Himmler was born in 1900 into a respectable and almost entirely conventional Munich family. His father was a schoolteacher, his mother a homemaker. He was “the middle son, trapped between the model of the superior big brother and the solicitous care focused on” the youngest brother. He “had a sickly constitution, he was frequently unwell, and his whole appearance was delicate.” From an early age he was fascinated by “everything connected with war and the military,” and like countless other German boys of his generation he was deeply embittered by the peace imposed on his country in the Treaty of Versailles. He was in military uniform at the end of World War I but never saw action, which left him permanently resentful even though there is not a shred of evidence to suggest that he would have been a competent military officer, much less a brilliant or brave one.
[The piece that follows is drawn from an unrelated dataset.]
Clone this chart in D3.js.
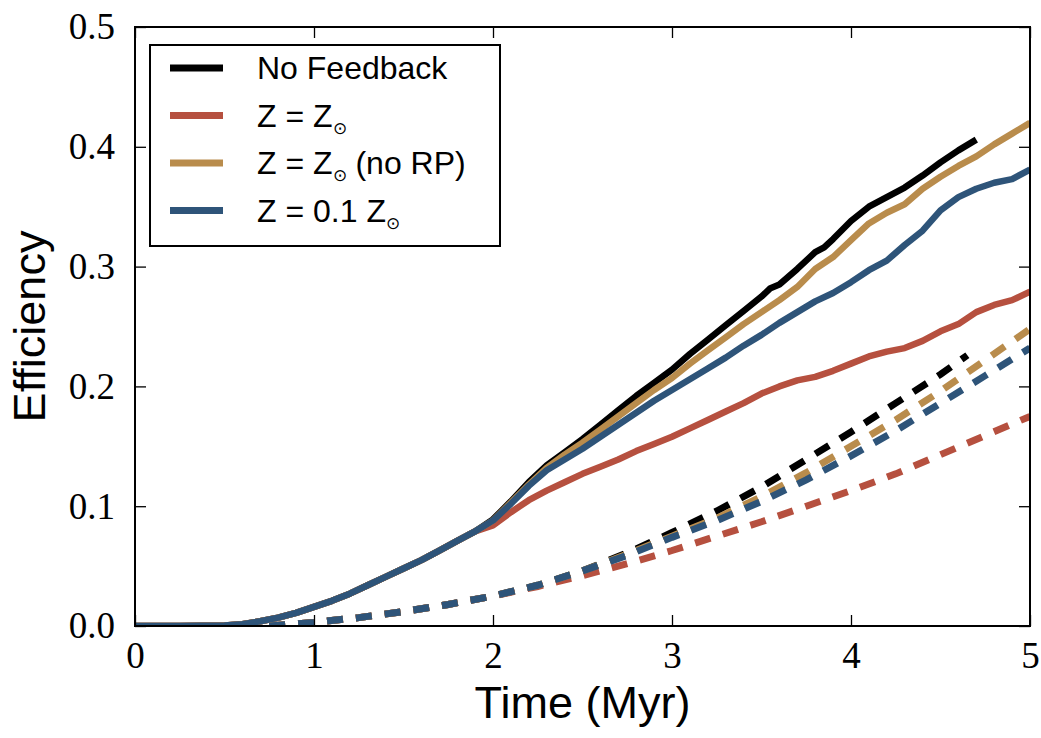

“Nothing in Himmler’s childhood and youth. . .,” Longerich writes, “would suggest that someone with clearly abnormal characteristics was growing up there.” He became obsessed early on, though, with “the soldierly world,” with its precepts of “sobriety, distance, severity, objectivity, but also order and regulations,” and its relegation of women to subordinate and supporting roles. “It was only much later,” Longerich says, “that he discerned ‘homosexual dangers’ in this way of life, with its protective cocoon of male solidarity and its self-imposed celibacy, and this was a disturbing insight that strengthened his latent homophobia.”
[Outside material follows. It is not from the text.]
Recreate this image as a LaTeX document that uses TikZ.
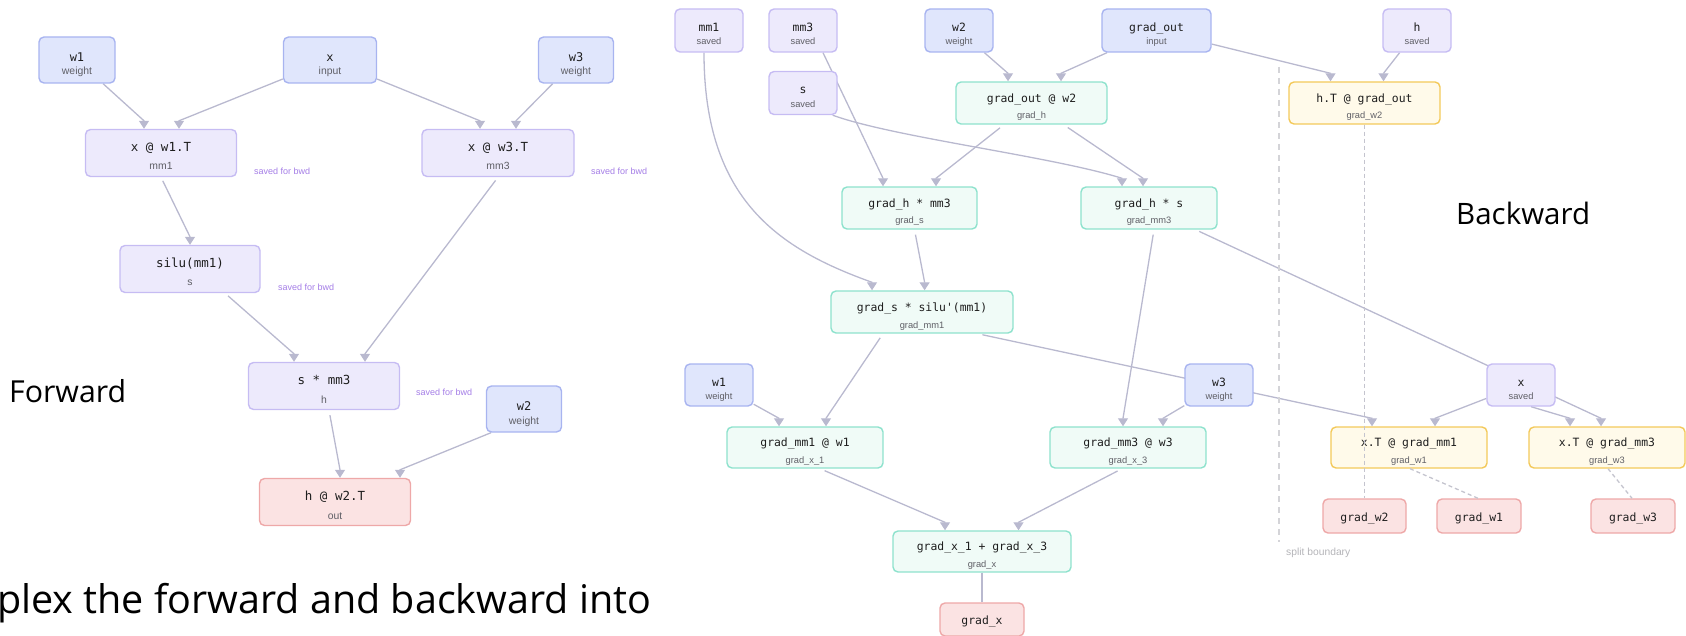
\documentclass[tikz,border=0pt]{standalone}
\usepackage{fontspec}
\setmainfont{Liberation Sans}
\setmonofont{DejaVu Sans Mono}
\newfontfamily\slidefont{Open Sans}
\usetikzlibrary{arrows.meta}
\usetikzlibrary{backgrounds}

\definecolor{opfill}{HTML}{EDEAFC}
\definecolor{opline}{HTML}{C6BCF3}
\definecolor{infill}{HTML}{E0E6FC}
\definecolor{inline}{HTML}{A8B4F0}
\definecolor{gradfill}{HTML}{F0FBF7}
\definecolor{gradline}{HTML}{8EE2CD}
\definecolor{wfill}{HTML}{FFFAEA}
\definecolor{wline}{HTML}{F3C95A}
\definecolor{resfill}{HTML}{FBE3E3}
\definecolor{resline}{HTML}{EEA8A8}
\definecolor{edgecol}{HTML}{B9B9CF}
\definecolor{dashcol}{HTML}{C4C4CE}
\definecolor{splitcol}{HTML}{D4D4D8}
\definecolor{splittxt}{HTML}{B4B4B8}
\definecolor{notecol}{HTML}{A47DE6}
\definecolor{monotext}{HTML}{1E1E1E}
\definecolor{subgray}{HTML}{5F5F66}

% two line labels: code on top, tensor name below
\newcommand{\fwdlbl}[2]{\rule{0pt}{18.5pt}#1\\{\fontsize{10.4}{10.4}\selectfont\normalfont\color{subgray}#2}\rule[-3pt]{0pt}{3pt}}
\newcommand{\inlbl}[2]{\rule{0pt}{19pt}#1\\{\fontsize{10.4}{10.4}\selectfont\normalfont\color{subgray}#2}\rule[-2.5pt]{0pt}{2.5pt}}
\newcommand{\bwdlbl}[2]{\rule{0pt}{17.7pt}#1\\{\fontsize{9.3}{9.3}\selectfont\normalfont\color{subgray}#2}\rule[-2.5pt]{0pt}{2.5pt}}
\newcommand{\smlbl}[2]{\rule{0pt}{18pt}#1\\{\fontsize{9.3}{9.3}\selectfont\normalfont\color{subgray}#2}\rule[-2.5pt]{0pt}{2.5pt}}

\tikzset{
  boxbase/.style={draw, rounded corners=5pt, line width=1.4pt, inner sep=0pt, align=center, text=monotext},
  fwdop/.style={boxbase, fill=opfill, draw=opline, minimum width=151, minimum height=47,
    font=\fontsize{12.5}{18.5}\selectfont\ttfamily},
  fwdout/.style={fwdop, fill=resfill, draw=resline},
  fwdin/.style={boxbase, fill=infill, draw=inline, minimum width=75, minimum height=46,
    font=\fontsize{12}{13.5}\selectfont\ttfamily},
  bwdop/.style={boxbase, fill=gradfill, draw=gradline, minimum width=151, minimum height=42,
    font=\fontsize{11.4}{16.8}\selectfont\ttfamily},
  bwdw/.style={bwdop, fill=wfill, draw=wline},
  savednode/.style={boxbase, fill=opfill, draw=opline, minimum width=68, minimum height=43,
    font=\fontsize{11.4}{13.5}\selectfont\ttfamily},
  bwdin/.style={savednode, fill=infill, draw=inline},
  resnode/.style={boxbase, fill=resfill, draw=resline, minimum width=84, minimum height=34,
    text height=10pt, text depth=0pt, font=\fontsize{11.4}{13.5}\selectfont\ttfamily},
  savednote/.style={inner sep=0pt, anchor=west, text=notecol, font=\fontsize{9}{9}\selectfont},
  flow/.style={draw=edgecol, line width=1.3pt, -{Triangle[width=10pt,length=8pt]}},
  plainlink/.style={draw=edgecol, line width=1.3pt},
  outlink/.style={draw=dashcol, line width=1.3pt, dash pattern=on 4pt off 3pt},
  splitline/.style={draw=splitcol, line width=1.4pt, dash pattern=on 6pt off 5pt},
  slidetext/.style={inner sep=0pt, anchor=base west, text=black, font=\slidefont\fontsize{29.5}{30}\selectfont}
}

\begin{document}
\begin{tikzpicture}[x=1pt, y=-1pt]

\useasboundingbox (0,0) rectangle (1686,636);

% forward graph
\node[fwdin, minimum width=76] (w1f) at (77,60) {\inlbl{w1}{weight}};
\node[fwdin, minimum width=93] (xf) at (330,60) {\inlbl{x}{input}};
\node[fwdin] (w3f) at (576,60) {\inlbl{w3}{weight}};
\node[fwdop] (mm1f) at (161,153) {\fwdlbl{x @ w1.T}{mm1}};
\node[fwdop, minimum width=152] (mm3f) at (498,153) {\fwdlbl{x @ w3.T}{mm3}};
\node[fwdop, minimum width=140] (siluf) at (190,269) {\fwdlbl{silu(mm1)}{s}};
\node[fwdop] (hf) at (324,386) {\fwdlbl{s * mm3}{h}};
\node[fwdin] (w2f) at (524,409) {\inlbl{w2}{weight}};
\node[fwdout] (outf) at (335,502) {\fwdlbl{h @ w2.T}{out}};

% saved for bwd notes
\node[savednote] (sv1) at (254,171) {saved for bwd};
\node[savednote] (sv3) at (591,171) {saved for bwd};
\node[savednote] (svs) at (278,287) {saved for bwd};
\node[savednote] (svh) at (416,392) {saved for bwd};

% backward inputs
\node[savednode] (mm1s) at (709,30.5) {\smlbl{mm1}{saved}};
\node[savednode] (mm3s) at (803,30.5) {\smlbl{mm3}{saved}};
\node[savednode] (ss) at (803,93) {\smlbl{s}{saved}};
\node[bwdin] (w2b) at (959,30.5) {\smlbl{w2}{weight}};
\node[bwdin, minimum width=109] (goutb) at (1156.5,30.5) {\smlbl{grad\_out}{input}};
\node[savednode] (hs) at (1417,30.5) {\smlbl{h}{saved}};

% backward ops
\node[bwdop] (gh) at (1031.5,103) {\bwdlbl{grad\_out @ w2}{grad\_h}};
\node[bwdw] (gw2) at (1364.5,103) {\bwdlbl{h.T @ grad\_out}{grad\_w2}};
\node[bwdop, minimum width=135] (gs) at (909.5,208) {\bwdlbl{grad\_h * mm3}{grad\_s}};
\node[bwdop, minimum width=136] (gmm3) at (1149,208) {\bwdlbl{grad\_h * s}{grad\_mm3}};
\node[bwdop, minimum width=182] (gmm1) at (922,312) {\bwdlbl{grad\_s * silu'(mm1)}{grad\_mm1}};
\node[bwdin, minimum height=42] (w1b) at (719,385) {\smlbl{w1}{weight}};
\node[bwdin, minimum height=42] (w3b) at (1219,385) {\smlbl{w3}{weight}};
\node[savednode, minimum height=42] (xs) at (1521,385) {\smlbl{x}{saved}};
\node[bwdop, minimum width=156, minimum height=41] (gx1) at (805,447.5) {\bwdlbl{grad\_mm1 @ w1}{grad\_x\_1}};
\node[bwdop, minimum width=156, minimum height=41] (gx3) at (1128,447.5) {\bwdlbl{grad\_mm3 @ w3}{grad\_x\_3}};
\node[bwdw, minimum width=156, minimum height=41] (gw1) at (1409,447.5) {\bwdlbl{x.T @ grad\_mm1}{grad\_w1}};
\node[bwdw, minimum width=156, minimum height=41] (gw3) at (1607,447.5) {\bwdlbl{x.T @ grad\_mm3}{grad\_w3}};
\node[bwdop, minimum width=178, minimum height=41] (gxs) at (982,551.5) {\bwdlbl{grad\_x\_1 + grad\_x\_3}{grad\_x}};

% outputs
\node[resnode, minimum width=83] (ow2) at (1364.5,516) {grad\_w2};
\node[resnode] (ow1) at (1479,516) {grad\_w1};
\node[resnode] (ow3) at (1633,516) {grad\_w3};
\node[resnode, minimum height=33] (ox) at (982,619.5) {grad\_x};

% slide text
\node[slidetext, font=\slidefont\fontsize{30.3}{31}\selectfont] (fwdtitle) at (9,402) {Forward};
\node[slidetext] (bwdtitle) at (1456,225) {Backward};
\node[slidetext, font=\slidefont\fontsize{39.5}{40}\selectfont] (caption) at (-3,613) {plex the forward and backward into};

\begin{pgfonlayer}{background}
% forward edges
\draw[flow] (w1f) -- ([shift={(-17,-8)}]mm1f.north) -- ([xshift=-17]mm1f.north);
\draw[flow] (xf) -- ([shift={(18,-8)}]mm1f.north) -- ([xshift=18]mm1f.north);
\draw[flow] (xf) -- ([shift={(-18,-8)}]mm3f.north) -- ([xshift=-18]mm3f.north);
\draw[flow] (w3f) -- ([shift={(18,-8)}]mm3f.north) -- ([xshift=18]mm3f.north);
\draw[flow, shorten <=4pt] (mm1f.south) -- ([shift={(0,-8)}]siluf.north) -- (siluf.north);
\draw[flow, shorten <=4pt] (mm3f.south) -- ([shift={(41,-8)}]hf.north) -- ([xshift=41]hf.north);
\draw[flow, shorten <=4pt] ([xshift=35]siluf.south) -- ([shift={(-30,-8)}]hf.north) -- ([xshift=-30]hf.north);
\draw[flow, shorten <=5pt] ([xshift=5]hf.south) -- ([shift={(5,-8)}]outf.north) -- ([xshift=5]outf.north);
\draw[flow] ([xshift=-33]w2f.south) -- ([shift={(65,-8)}]outf.north) -- ([xshift=65]outf.north);

% backward edges
\draw[flow] (w2b) -- ([shift={(-23.5,-8)}]gh.north) -- ([xshift=-23.5]gh.north);
\draw[flow] (goutb) -- ([shift={(29.5,-8)}]gh.north) -- ([xshift=29.5]gh.north);
\draw[flow] (goutb) -- ([shift={(-34,-8)}]gw2.north) -- ([xshift=-34]gw2.north);
\draw[flow] (hs) -- ([shift={(19,-8)}]gw2.north) -- ([xshift=19]gw2.north);
\draw[flow] ([xshift=20]mm3s.south) -- ([shift={(-26.5,-8)}]gs.north) -- ([xshift=-26.5]gs.north);
\draw[flow, shorten <=5pt] (gh) -- ([shift={(26.5,-8)}]gs.north) -- ([xshift=26.5]gs.north);
\draw[flow] ([xshift=-5]ss.south east) .. controls ([shift={(55,22)}]ss.south east) and ([shift={(-97,-30)}]gmm3.north) .. ([shift={(-27,-8)}]gmm3.north) -- ([xshift=-27]gmm3.north);
\draw[flow, shorten <=5pt] (gh) -- ([shift={(-6,-8)}]gmm3.north) -- ([xshift=-6]gmm3.north);
\draw[flow] ([xshift=-5]mm1s.south) .. controls ([shift={(-5,148)}]mm1s.south) and ([shift={(-142,-41)}]gmm1.north) .. ([shift={(-50,-8)}]gmm1.north) -- ([xshift=-50]gmm1.north);
\draw[flow, shorten <=5pt] ([xshift=5]gs.south) -- ([shift={(2.6,-8)}]gmm1.north) -- ([xshift=2.6]gmm1.north);
\draw[flow, shorten <=5pt] ([xshift=5]gmm3.south) -- ([shift={(-5,-8)}]gx3.north) -- ([xshift=-5]gx3.north);
\draw[flow, shorten <=4pt] (gmm3) -- ([shift={(-6,-8)}]gw3.north) -- ([xshift=-6]gw3.north);
\draw[flow, shorten <=5pt] ([xshift=-39]gmm1.south) -- ([shift={(21,-8)}]gx1.north) -- ([xshift=21]gx1.north);
\draw[flow] (w1b) -- ([shift={(-26,-8)}]gx1.north) -- ([xshift=-26]gx1.north);
\draw[flow, shorten <=5pt] ([xshift=55.5]gmm1.south) -- ([shift={(-37,-8)}]gw1.north) -- ([xshift=-37]gw1.north);
\draw[flow] (w3b) -- ([shift={(35,-8)}]gx3.north) -- ([xshift=35]gx3.north);
\draw[flow] (xs) -- ([shift={(26,-8)}]gw1.north) -- ([xshift=26]gw1.north);
\draw[flow] ([xshift=10]xs.south) -- ([shift={(-37,-8)}]gw3.north) -- ([xshift=-37]gw3.north);
\draw[flow, shorten <=5pt] ([xshift=15]gx1.south) -- ([shift={(-37,-8)}]gxs.north) -- ([xshift=-37]gxs.north);
\draw[flow, shorten <=5pt] ([xshift=-6]gx3.south) -- ([shift={(36.5,-8)}]gxs.north) -- ([xshift=36.5]gxs.north);
\draw[plainlink] (gxs) -- (ox);
\end{pgfonlayer}

% weight grads go out through the split
\draw[outlink] (gw2) -- (ow2);
\draw[outlink] ([xshift=1]gw1.south) -- ([xshift=-1]ow1.north);
\draw[outlink] ([xshift=1]gw3.south) -- ([xshift=-1]ow3.north);

% split boundary
\coordinate (splittop) at (1279,67);
\coordinate (splitbot) at (1279,542);
\draw[splitline] (splittop) -- (splitbot);
\node[savednote, text=splittxt, font=\fontsize{10.3}{10.3}\selectfont] (splitlbl) at (1286,553) {split boundary};

\end{tikzpicture}
\end{document}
True enough, but Longerich does not explore the possibility that Himmler’s homophobia may well have been an outward defense against inner fears of his own homosexuality. From Hitler on down this was a pattern among the males of Nazi Germany. Himmler’s complex, ambiguous relationships with and feelings about women — he had a passionless marriage and, much later, an affair with his private secretary about which little is known except that “the couple cannot have seen much of each other, and they cannot possibly have lived together” — suggest that his sexual self-confidence was shaky and his true sexual identity uncertain. The possibility that the extreme violence he actively promoted in the organizations under his command was an expression of inner rage cannot, it seems to me, be discounted.
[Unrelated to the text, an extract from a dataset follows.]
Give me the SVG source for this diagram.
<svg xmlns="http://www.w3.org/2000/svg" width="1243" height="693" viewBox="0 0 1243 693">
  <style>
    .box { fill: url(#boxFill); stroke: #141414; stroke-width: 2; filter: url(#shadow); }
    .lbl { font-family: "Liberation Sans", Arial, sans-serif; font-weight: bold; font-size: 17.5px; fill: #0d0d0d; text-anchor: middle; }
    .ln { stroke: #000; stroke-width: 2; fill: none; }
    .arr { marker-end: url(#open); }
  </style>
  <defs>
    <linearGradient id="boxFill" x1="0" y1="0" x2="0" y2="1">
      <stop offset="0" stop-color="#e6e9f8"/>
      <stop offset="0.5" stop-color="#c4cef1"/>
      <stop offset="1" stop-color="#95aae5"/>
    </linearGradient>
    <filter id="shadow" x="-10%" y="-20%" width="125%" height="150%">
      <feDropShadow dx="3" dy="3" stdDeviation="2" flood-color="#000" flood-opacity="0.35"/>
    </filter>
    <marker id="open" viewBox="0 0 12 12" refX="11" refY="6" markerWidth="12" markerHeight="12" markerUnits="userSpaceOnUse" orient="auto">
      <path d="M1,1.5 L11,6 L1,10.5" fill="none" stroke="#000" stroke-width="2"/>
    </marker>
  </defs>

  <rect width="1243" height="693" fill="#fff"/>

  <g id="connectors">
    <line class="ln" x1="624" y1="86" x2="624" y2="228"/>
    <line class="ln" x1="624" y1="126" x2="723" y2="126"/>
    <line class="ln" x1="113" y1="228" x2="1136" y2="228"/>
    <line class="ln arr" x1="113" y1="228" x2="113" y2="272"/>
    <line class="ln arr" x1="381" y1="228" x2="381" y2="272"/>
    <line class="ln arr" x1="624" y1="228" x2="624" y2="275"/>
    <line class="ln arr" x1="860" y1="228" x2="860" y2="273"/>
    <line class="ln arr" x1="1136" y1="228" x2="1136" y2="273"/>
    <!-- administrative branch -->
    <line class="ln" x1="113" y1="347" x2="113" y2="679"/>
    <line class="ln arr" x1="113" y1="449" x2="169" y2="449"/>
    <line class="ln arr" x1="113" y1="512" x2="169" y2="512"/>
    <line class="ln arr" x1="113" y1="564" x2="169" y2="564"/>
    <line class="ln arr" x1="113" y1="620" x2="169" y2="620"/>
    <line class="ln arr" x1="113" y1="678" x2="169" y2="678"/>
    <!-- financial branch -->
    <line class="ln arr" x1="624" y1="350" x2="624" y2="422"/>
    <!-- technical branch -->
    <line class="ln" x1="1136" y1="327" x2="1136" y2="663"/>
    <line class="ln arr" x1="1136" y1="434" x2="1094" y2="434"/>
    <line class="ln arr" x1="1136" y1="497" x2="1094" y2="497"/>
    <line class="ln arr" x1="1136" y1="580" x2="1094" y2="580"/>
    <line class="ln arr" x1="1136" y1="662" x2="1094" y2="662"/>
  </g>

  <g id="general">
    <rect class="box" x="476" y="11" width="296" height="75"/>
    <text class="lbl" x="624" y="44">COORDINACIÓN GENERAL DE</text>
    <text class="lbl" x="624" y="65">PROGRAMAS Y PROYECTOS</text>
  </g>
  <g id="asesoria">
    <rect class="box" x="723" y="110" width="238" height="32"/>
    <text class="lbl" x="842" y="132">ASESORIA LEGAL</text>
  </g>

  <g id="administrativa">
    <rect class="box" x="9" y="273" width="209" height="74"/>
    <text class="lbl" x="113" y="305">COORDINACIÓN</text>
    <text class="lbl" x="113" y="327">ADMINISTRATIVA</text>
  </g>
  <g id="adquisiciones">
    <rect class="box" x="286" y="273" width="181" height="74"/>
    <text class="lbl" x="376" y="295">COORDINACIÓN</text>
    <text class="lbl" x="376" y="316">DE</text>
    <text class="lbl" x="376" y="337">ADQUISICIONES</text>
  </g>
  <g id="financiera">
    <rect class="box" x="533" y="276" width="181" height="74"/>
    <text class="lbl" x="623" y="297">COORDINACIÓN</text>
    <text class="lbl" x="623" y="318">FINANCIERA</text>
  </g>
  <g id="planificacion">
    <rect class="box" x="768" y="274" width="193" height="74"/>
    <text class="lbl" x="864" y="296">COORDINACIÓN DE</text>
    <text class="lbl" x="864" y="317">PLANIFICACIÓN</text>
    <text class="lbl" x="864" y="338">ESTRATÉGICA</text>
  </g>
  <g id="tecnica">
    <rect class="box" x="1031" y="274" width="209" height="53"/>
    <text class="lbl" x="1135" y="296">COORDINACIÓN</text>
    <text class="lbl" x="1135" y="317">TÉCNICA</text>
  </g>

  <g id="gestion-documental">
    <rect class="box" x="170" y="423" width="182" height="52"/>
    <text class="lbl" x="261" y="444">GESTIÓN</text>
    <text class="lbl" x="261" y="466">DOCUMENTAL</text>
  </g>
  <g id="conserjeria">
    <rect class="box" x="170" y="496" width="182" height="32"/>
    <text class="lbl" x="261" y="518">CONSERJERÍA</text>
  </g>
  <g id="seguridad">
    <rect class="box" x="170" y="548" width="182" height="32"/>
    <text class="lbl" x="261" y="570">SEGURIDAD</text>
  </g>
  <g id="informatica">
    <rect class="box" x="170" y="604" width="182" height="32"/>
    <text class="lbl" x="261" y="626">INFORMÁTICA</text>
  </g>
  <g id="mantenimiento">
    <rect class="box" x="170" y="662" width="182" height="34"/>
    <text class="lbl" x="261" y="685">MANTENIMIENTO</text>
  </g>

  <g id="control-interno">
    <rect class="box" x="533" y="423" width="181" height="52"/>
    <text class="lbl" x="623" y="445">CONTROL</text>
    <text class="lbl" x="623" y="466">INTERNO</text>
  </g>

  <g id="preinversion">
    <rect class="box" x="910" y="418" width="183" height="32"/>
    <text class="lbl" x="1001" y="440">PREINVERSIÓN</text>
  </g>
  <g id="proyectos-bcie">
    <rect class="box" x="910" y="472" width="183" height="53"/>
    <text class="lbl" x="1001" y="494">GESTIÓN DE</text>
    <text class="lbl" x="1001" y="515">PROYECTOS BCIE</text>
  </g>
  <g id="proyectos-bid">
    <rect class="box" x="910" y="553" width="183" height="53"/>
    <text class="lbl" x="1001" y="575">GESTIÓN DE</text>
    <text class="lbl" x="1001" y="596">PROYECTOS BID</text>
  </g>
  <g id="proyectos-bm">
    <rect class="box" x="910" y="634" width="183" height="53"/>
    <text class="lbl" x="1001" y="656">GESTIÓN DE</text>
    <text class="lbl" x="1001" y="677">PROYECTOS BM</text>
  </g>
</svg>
After being mustered out of the armed services at the end of the war, Himmler drifted about, studying agriculture for a time before finally making his way into the radical right that was organizing alienated Germans in the early 1920s. He became “a Nazi agitator in provincial Lower Bavaria” and then, in the summer of 1924, “took the fateful decision to adopt the role of political activist and the true purpose of his life.” He became deputy Reich Propaganda Chief and then, in 1927, was given command of the SS (Schutzstafflen), “a very small formation” that essentially served as protection for Hitler and others. Longerich says this promotion “was almost certainly largely due to the fact that he organized meetings for prominent party speakers.”
Whatever the explanation for it, Himmler’s move to the SS surely had vastly greater repercussions than Hitler or anyone else could have anticipated. He proved, whatever his manifold shortcomings, something of a bureaucratic genius. He “knew how to combine ambitious ideological notions with a sure instinct for power,” and he negotiated his way through the Nazi leadership structure with extraordinary agility. He quickly built the SS into a massive organization, neutralized the leadership of the competing SA (stormtroopers), established the SD intelligence unit and by the autumn of 1935 “had secured control over the whole of the German police.” He “was able to succeed in pushing through his policy of establishing a uniform and permanent terror system that was outside the law and covered the whole of the Reich.”
The titles he held between 1927 and the end of the war nearly two decades later leave no doubt as to his power: Reichsführer-SS, Chief of the German police, Reich Commissar for the Consolidation of the Ethnic German Nation, Reich Minister of the Interior and Commander of the Reserve Army. His leadership style was, to put it charitably, peculiar. As a young man he had revealed an “obsession with interfering in other people’s private affairs and [an] almost voyeuristic interest in collecting details about their lives,” and these fixations stayed with him for the rest of his life. He was a compulsive meddler. He “saw himself primarily as the educator of his men” and interfered in virtually every aspect of their lives: “their appearance, their economic circumstances, their relationship to alcohol, their health, and . . . marriage and family planning.” Longerich writes:
“Himmler carried over his personal beliefs to an astonishing extent into the organization he headed; leading the SS was not for him simply a political office, it was a part of who he was. The task he had set himself in life was to create a strong internal organization for the SS, to extend it and to guarantee its future through his Germanic utopia. By working tenaciously to fulfill the tasks Hitler had entrusted to him, and by linking them adroitly, Himmler built up a unique position of power, which he shaped in line with his own idiosyncratic ideas.”
Those “ideas” often bordered on lunacy. Himmler was heavily into the occult, mythology, astrology, reincarnation and heaven knows what else, though he “never clearly expounded it as a coherent whole.” He often inhabited a fantasy world, and by the end of the war he may well have been insane, a possibility that Longerich declines to explore, no doubt for the entirely sensible reason that no firm evidence exists. Surely, though, all these nutty ideas heightened his obsessive nature, which went into overdrive when the time came for him to preside over “a campaign of racial annihilation of incalculable proportions.”
The details of that campaign are all too familiar. As mentioned above, this makes for exhausting reading, not to mention depressing and in the end heartbreaking. Even as the Nazis’ defeat loomed beyond a doubt, Himmler pursued the slaughter relentlessly: “The nearer the Third Reich came to its downfall, the more Himmler stepped up the use of terror in the occupied territories.” As Max Hastings and others have pointed out, German men and arms that could have been used to defend the homeland were instead used by Himmler for the slaughter of others, mostly civilians. As Allied forces neared the death camps that Himmler had so assiduously (one is tempted to say lovingly) built and presided over, he made a few feeble attempts to cover over what had been done there, but it was too late. When he was captured and interrogated in May 1945, he cheated justice by biting into a capsule of cyanide hidden in his mouth. True to himself to the end, he took the coward’s way out.